In a journal entry shortly after his death, I wrote about feeling like a failure, like I (not Kaz) had lost a battle. “My ego feels bruised,” I wrote. “How ridiculous is that?”

I was also angry. I’ve never been very religious, per se, but I do believe in a divine presence, and in those days I was mad as hell at that presence. I felt like we (Kaz, me, his parents, friends) had all been robbed, like a cosmic criminal act had been committed. It was wrong, unfair and unforgivable.

As time passed, and through the course of many discussions, reading and introspection, the anger slowly subsided and I started thinking about things differently.

I came to the conclusion, reluctantly, that there are certain things in life (like almost everything) that I – that no one can control. We cannot control what happens to our loved ones, nor what happens to us to some extent. We cannot control what other people do, or how they think of us. We cannot control the future, the past or even the present.
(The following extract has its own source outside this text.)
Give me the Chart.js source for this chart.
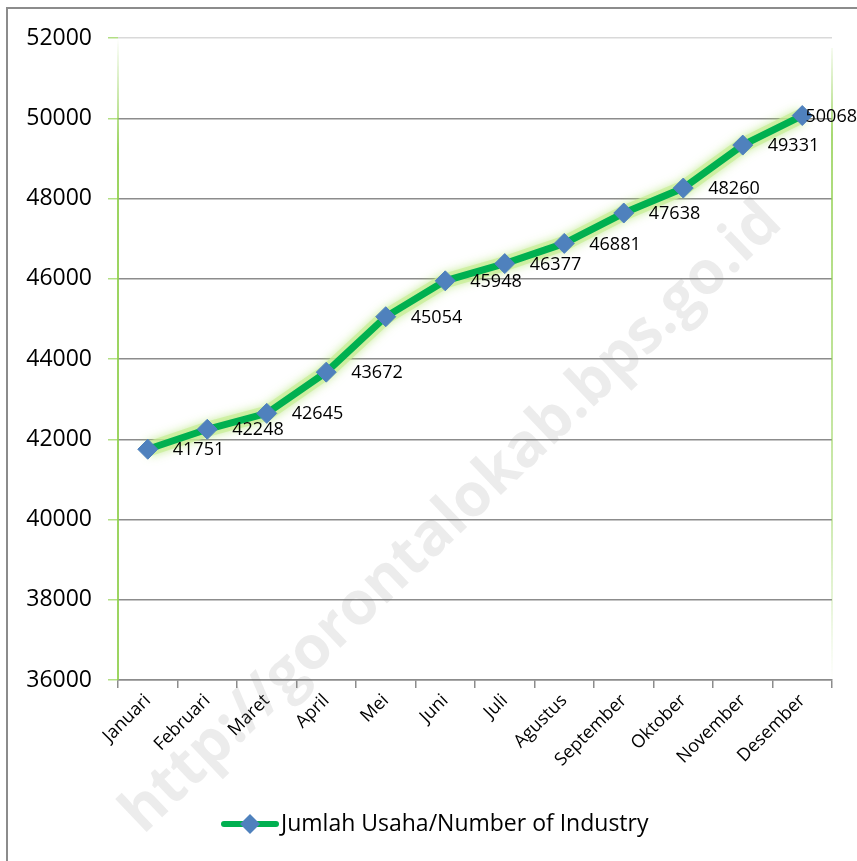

It was a very hard pill to swallow. There is a part of me that still finds it difficult to accept that bad things happen to good people, that pain and loss is a part of life, and there’s pretty much nothing we can do about it. But the more I accept and make peace with it, the more relaxed I feel, and the more grateful. There’s something about living with the awareness of possible destruction that makes the peaceful present even more precious.

I do still care a great deal about certain things and people. But I no longer obsess about them like I used to. I try very hard to be more present and humble, which comes easier (for me) out here in the countryside, where I’m surrounded by nature and immersed in what is essentially a very simple life. I also try to not be negative towards myself (or others) for imperfections and mistakes.

It sometimes pains me that I learned these lessons too late to apply them to life with Kaz. But when those thoughts come around, I deal with them by doing what I couldn’t do before… I let go.